1) How to check the accuracy of our model?
You do the same in OpenNLP as you described for Apache Spark.
2) Is there any tuning done for accuracy?
No. In theory there is a smoothing parameter you could set, using tuning data, but we have have not enabled the setting of that parameter in the Apache OpenNLP implementation (we’ve picked a value that generally works fine for sentiment analysis). So you have no tuning to do.
Is there some trick to serializing the NB output model from training for use later? The result of DoccatModel.serialize and then creating a new DoccatModel from that file results in basically random classifications. Default ME model serialization/deserialization works fine for my tests. Looking at the unit tests they have added, it only checks to ensure the model serialized and read back in is null and not that it actually functions correctly.
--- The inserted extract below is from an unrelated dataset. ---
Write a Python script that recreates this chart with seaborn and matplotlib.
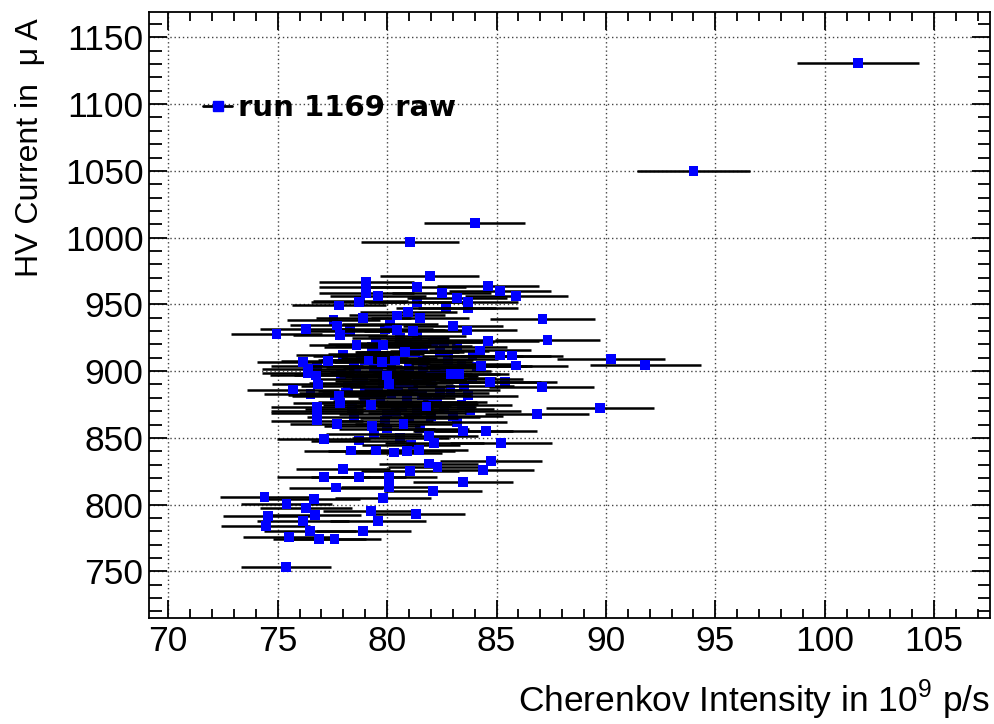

There isn’t any trick to it, Mike. So, there’s a possibility there’s a bug in the code there (and there have been some refactorings taking place around the serialization mechanism too). Would you be able to open a bug on the OpenNLP JIRA (https://issues.apache.org/jira/browse/OPENNLP/) and share the link here? I’ll follow it up.
It would appear someone beat me to creating an issue by a couple weeks: https://issues.apache.org/jira/browse/OPENNLP-1010 . You can just as easily reproduce the issue by modifying https://github.com/apache/opennlp/blob/c17c55110b216ed3d5e0adb06734677a9cb04abd/opennlp-tools/src/test/java/opennlp/tools/doccat/DocumentCategorizerNBTest.java to serialize out the Doccat model then read it back in.
Thanks, Mike. I’ll follow this up.
Mike, I saw an email on the OpenNLP dev group indicating that someone on the OpenNLP team (William Colen) has fixed it. The message said: “OPENNLP-1010: Fix NaiveBayes model writer
The previous sortValues method was based on Perceptron, but for some reason it was not working
for NaiveBayes. Changed it to the one from GIS fixed it.”
It’ll take them a few days to pull it and then the fix should be available in the trunk.
hi is it possible to do sentiment analysis for kannada language?
Yes, if you have training data for sentiment analysis in Kannada.